> [Directions]: Give every line of the data again, unchanged, but with no pictures.

-- Begin --

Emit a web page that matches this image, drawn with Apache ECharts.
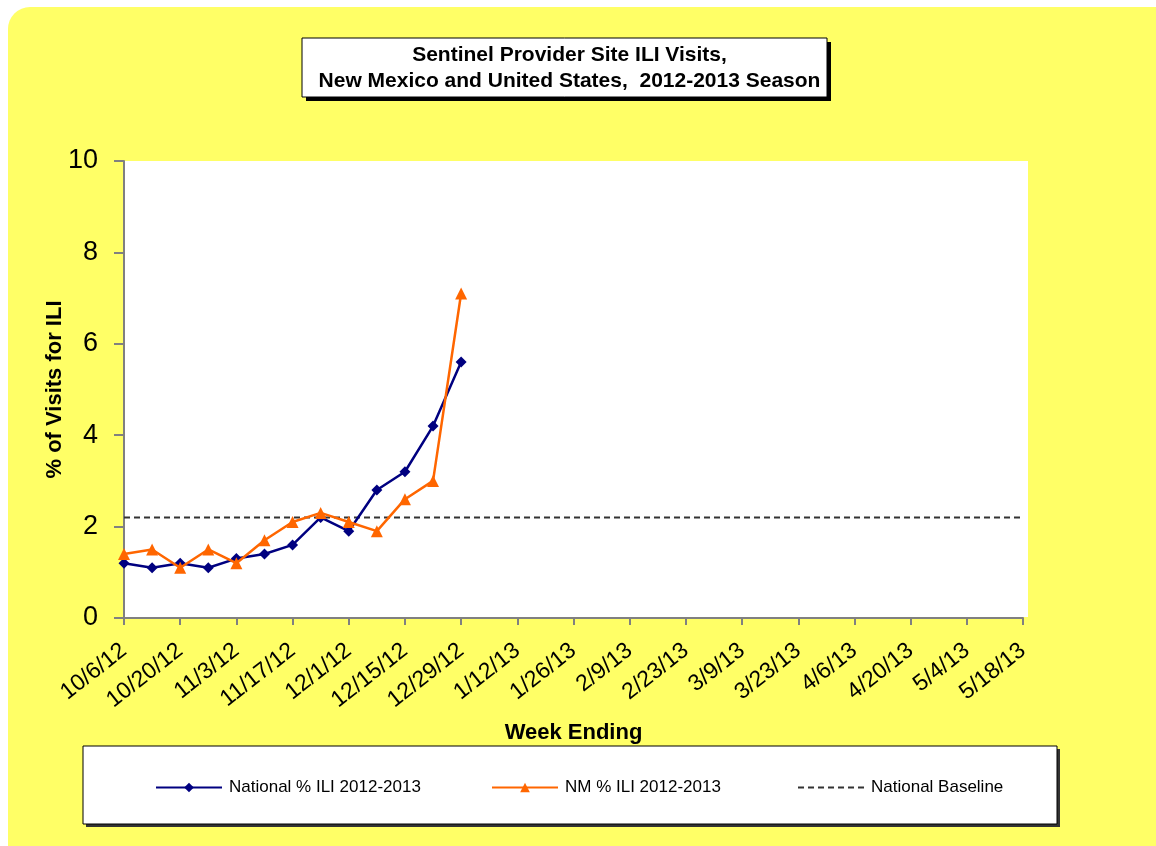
<!DOCTYPE html>
<html>
<head>
<meta charset="utf-8">
<script src="https://cdn.jsdelivr.net/npm/echarts@6/dist/echarts.min.js"></script>
<style>
html,body{margin:0;padding:0;background:#fff;}
#chart{width:1156px;height:846px;}
</style>
</head>
<body>
<div id="chart"></div>
<script>
const weeks = ["10/6/12","10/13/12","10/20/12","10/27/12","11/3/12","11/10/12","11/17/12","11/24/12","12/1/12","12/8/12","12/15/12","12/22/12","12/29/12","1/5/13","1/12/13","1/19/13","1/26/13","2/2/13","2/9/13","2/16/13","2/23/13","3/2/13","3/9/13","3/16/13","3/23/13","3/30/13","4/6/13","4/13/13","4/20/13","4/27/13","5/4/13","5/11/13","5/18/13"];
const nationalILI = [1.2,1.1,1.2,1.1,1.3,1.4,1.6,2.2,1.9,2.8,3.2,4.2,5.6];
const nmILI = [1.4,1.5,1.1,1.5,1.2,1.7,2.1,2.3,2.1,1.9,2.6,3.0,7.1];
const nationalBaseline = 2.2;
const yTicks = {min:0, max:10, interval:2};
const titleLines = ["Sentinel Provider Site ILI Visits,", "New Mexico and United States,  2012-2013 Season"];
const seriesNames = ["National % ILI 2012-2013", "NM % ILI 2012-2013", "National Baseline"];

const chart = echarts.init(document.getElementById('chart'), null, {renderer:'canvas'});
const FONT = 'Liberation Sans, Arial, sans-serif';
const baselineData = [[weeks[0], nationalBaseline], [weeks[weeks.length-1], nationalBaseline]];

const legendBase = {
  orient:'horizontal', top: 774, itemWidth: 66, itemHeight: 12, itemGap: 0,
  textStyle:{fontFamily:FONT, fontSize:17, color:'#000', padding:[0,0,0,2]},
  selectedMode:false
};

chart.setOption({
  backgroundColor:'#fff',
  animation:false,
  graphic:[
    {type:'rect', z:-10, shape:{x:8,y:7,width:1170,height:860,r:22}, style:{fill:'#FFFF66'}},
    {type:'rect', z:-5, shape:{x:1020,y:161,width:8,height:456}, style:{fill:'#fff'}},
    {type:'rect', z:-5, shape:{x:306,y:42,width:525,height:59}, style:{fill:'#000'}},
    {type:'rect', z:-4, shape:{x:302,y:38,width:525,height:59}, style:{fill:'#fff', stroke:'#000', lineWidth:1}},
    {type:'rect', z:-5, shape:{x:86,y:749,width:974,height:78}, style:{fill:'#333'}},
    {type:'rect', z:-4, shape:{x:83,y:746,width:974,height:78}, style:{fill:'#fff', stroke:'#000', lineWidth:1}}
  ],
  title:{
    text: titleLines.join('\n'),
    left: 564.5, top: 37, textAlign:'center',
    textStyle:{fontFamily:FONT, fontWeight:'bold', fontSize:21, color:'#000', lineHeight:26}
  },
  legend:[
    Object.assign({}, legendBase, {left:150, data:[seriesNames[0]]}),
    Object.assign({}, legendBase, {left:486, data:[seriesNames[1]]}),
    Object.assign({}, legendBase, {left:792, data:[seriesNames[2]], itemStyle:{opacity:0}})
  ],
  grid:{left:124, right:133, top:161, bottom:228, show:true, backgroundColor:'#fff', borderWidth:0},
  xAxis:{
    type:'category', data:weeks, boundaryGap:false,
    name:'Week Ending', nameLocation:'middle', nameGap:104, nameMoveOverlap:false,
    nameTextStyle:{fontFamily:FONT, fontWeight:'bold', fontSize:22, color:'#000'},
    axisLine:{lineStyle:{color:'#808080', width:2}},
    axisTick:{interval:1, length:7, lineStyle:{color:'#808080', width:2}},
    axisLabel:{interval:1, rotate:38, margin:30, fontFamily:FONT, fontSize:23, color:'#000'},
    splitLine:{show:false}
  },
  yAxis:{
    type:'value', min:yTicks.min, max:yTicks.max, interval:yTicks.interval,
    name:'% of Visits for ILI', nameLocation:'middle', nameRotate:90, nameGap:58, nameMoveOverlap:false,
    nameTextStyle:{fontFamily:FONT, fontWeight:'bold', fontSize:22, color:'#000'},
    axisLine:{show:true, lineStyle:{color:'#808080', width:2}},
    axisTick:{show:true, length:10, lineStyle:{color:'#808080', width:2}},
    axisLabel:{margin:26, fontFamily:FONT, fontSize:27, color:'#000'},
    splitLine:{show:false}
  },
  series:[
    {name:seriesNames[0], type:'line', data:nationalILI, color:'#000080',
     symbol:'diamond', symbolSize:11, lineStyle:{width:2.5, color:'#000080'},
     itemStyle:{color:'#000080'}, z:3},
    {name:seriesNames[1], type:'line', data:nmILI, color:'#FF6600',
     symbol:'triangle', symbolSize:12, lineStyle:{width:2.5, color:'#FF6600'},
     itemStyle:{color:'#FF6600'}, z:4},
    {name:seriesNames[2], type:'line', data:baselineData, color:'#333',
     symbol:'none', lineStyle:{width:2, type:[6,4], color:'#333'}, z:2}
  ]
});
</script>
</body>
</html>
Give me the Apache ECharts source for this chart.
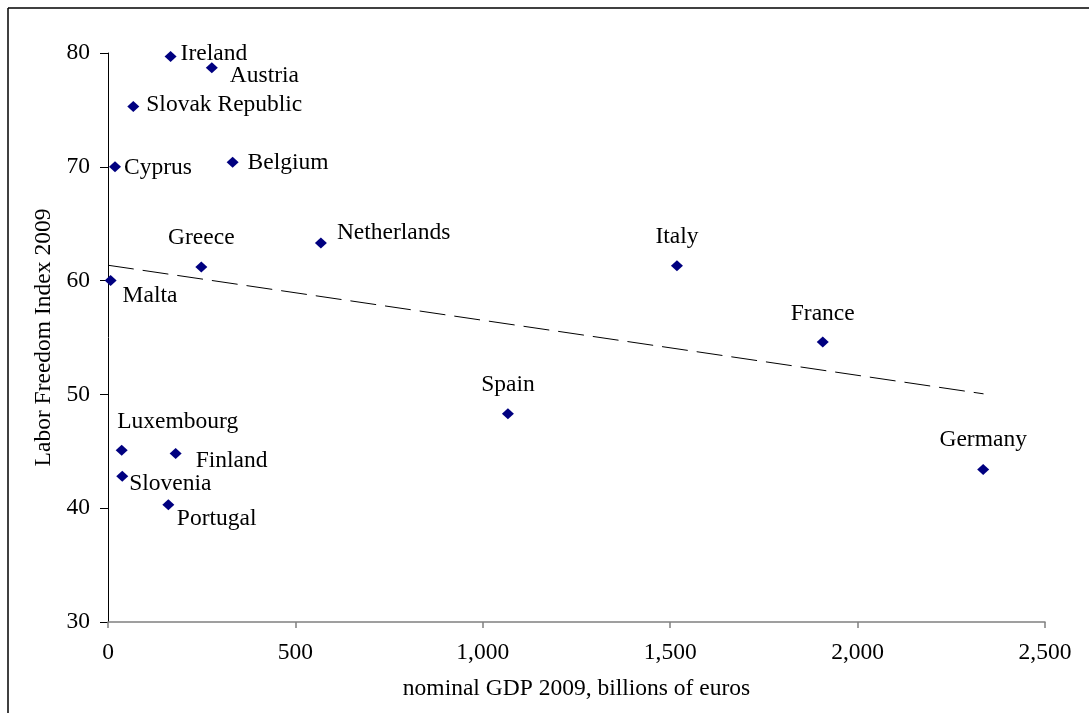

-- End --

> [Correct answer]:
Emit a web page that matches this image, drawn with Apache ECharts.
<!DOCTYPE html>
<html>
<head>
<meta charset="utf-8">
<script src="https://cdn.jsdelivr.net/npm/echarts@6/dist/echarts.min.js"></script>
<style>
html,body{margin:0;padding:0;background:#fff;}
#chart{width:1156px;height:846px;}
</style>
</head>
<body>
<div id="chart"></div>
<script>
const weeks = ["10/6/12","10/13/12","10/20/12","10/27/12","11/3/12","11/10/12","11/17/12","11/24/12","12/1/12","12/8/12","12/15/12","12/22/12","12/29/12","1/5/13","1/12/13","1/19/13","1/26/13","2/2/13","2/9/13","2/16/13","2/23/13","3/2/13","3/9/13","3/16/13","3/23/13","3/30/13","4/6/13","4/13/13","4/20/13","4/27/13","5/4/13","5/11/13","5/18/13"];
const nationalILI = [1.2,1.1,1.2,1.1,1.3,1.4,1.6,2.2,1.9,2.8,3.2,4.2,5.6];
const nmILI = [1.4,1.5,1.1,1.5,1.2,1.7,2.1,2.3,2.1,1.9,2.6,3.0,7.1];
const nationalBaseline = 2.2;
const yTicks = {min:0, max:10, interval:2};
const titleLines = ["Sentinel Provider Site ILI Visits,", "New Mexico and United States,  2012-2013 Season"];
const seriesNames = ["National % ILI 2012-2013", "NM % ILI 2012-2013", "National Baseline"];

const chart = echarts.init(document.getElementById('chart'), null, {renderer:'canvas'});
const FONT = 'Liberation Sans, Arial, sans-serif';
const baselineData = [[weeks[0], nationalBaseline], [weeks[weeks.length-1], nationalBaseline]];

const legendBase = {
  orient:'horizontal', top: 774, itemWidth: 66, itemHeight: 12, itemGap: 0,
  textStyle:{fontFamily:FONT, fontSize:17, color:'#000', padding:[0,0,0,2]},
  selectedMode:false
};

chart.setOption({
  backgroundColor:'#fff',
  animation:false,
  graphic:[
    {type:'rect', z:-10, shape:{x:8,y:7,width:1170,height:860,r:22}, style:{fill:'#FFFF66'}},
    {type:'rect', z:-5, shape:{x:1020,y:161,width:8,height:456}, style:{fill:'#fff'}},
    {type:'rect', z:-5, shape:{x:306,y:42,width:525,height:59}, style:{fill:'#000'}},
    {type:'rect', z:-4, shape:{x:302,y:38,width:525,height:59}, style:{fill:'#fff', stroke:'#000', lineWidth:1}},
    {type:'rect', z:-5, shape:{x:86,y:749,width:974,height:78}, style:{fill:'#333'}},
    {type:'rect', z:-4, shape:{x:83,y:746,width:974,height:78}, style:{fill:'#fff', stroke:'#000', lineWidth:1}}
  ],
  title:{
    text: titleLines.join('\n'),
    left: 564.5, top: 37, textAlign:'center',
    textStyle:{fontFamily:FONT, fontWeight:'bold', fontSize:21, color:'#000', lineHeight:26}
  },
  legend:[
    Object.assign({}, legendBase, {left:150, data:[seriesNames[0]]}),
    Object.assign({}, legendBase, {left:486, data:[seriesNames[1]]}),
    Object.assign({}, legendBase, {left:792, data:[seriesNames[2]], itemStyle:{opacity:0}})
  ],
  grid:{left:124, right:133, top:161, bottom:228, show:true, backgroundColor:'#fff', borderWidth:0},
  xAxis:{
    type:'category', data:weeks, boundaryGap:false,
    name:'Week Ending', nameLocation:'middle', nameGap:104, nameMoveOverlap:false,
    nameTextStyle:{fontFamily:FONT, fontWeight:'bold', fontSize:22, color:'#000'},
    axisLine:{lineStyle:{color:'#808080', width:2}},
    axisTick:{interval:1, length:7, lineStyle:{color:'#808080', width:2}},
    axisLabel:{interval:1, rotate:38, margin:30, fontFamily:FONT, fontSize:23, color:'#000'},
    splitLine:{show:false}
  },
  yAxis:{
    type:'value', min:yTicks.min, max:yTicks.max, interval:yTicks.interval,
    name:'% of Visits for ILI', nameLocation:'middle', nameRotate:90, nameGap:58, nameMoveOverlap:false,
    nameTextStyle:{fontFamily:FONT, fontWeight:'bold', fontSize:22, color:'#000'},
    axisLine:{show:true, lineStyle:{color:'#808080', width:2}},
    axisTick:{show:true, length:10, lineStyle:{color:'#808080', width:2}},
    axisLabel:{margin:26, fontFamily:FONT, fontSize:27, color:'#000'},
    splitLine:{show:false}
  },
  series:[
    {name:seriesNames[0], type:'line', data:nationalILI, color:'#000080',
     symbol:'diamond', symbolSize:11, lineStyle:{width:2.5, color:'#000080'},
     itemStyle:{color:'#000080'}, z:3},
    {name:seriesNames[1], type:'line', data:nmILI, color:'#FF6600',
     symbol:'triangle', symbolSize:12, lineStyle:{width:2.5, color:'#FF6600'},
     itemStyle:{color:'#FF6600'}, z:4},
    {name:seriesNames[2], type:'line', data:baselineData, color:'#333',
     symbol:'none', lineStyle:{width:2, type:[6,4], color:'#333'}, z:2}
  ]
});
</script>
</body>
</html>
Give me the Apache ECharts source for this chart.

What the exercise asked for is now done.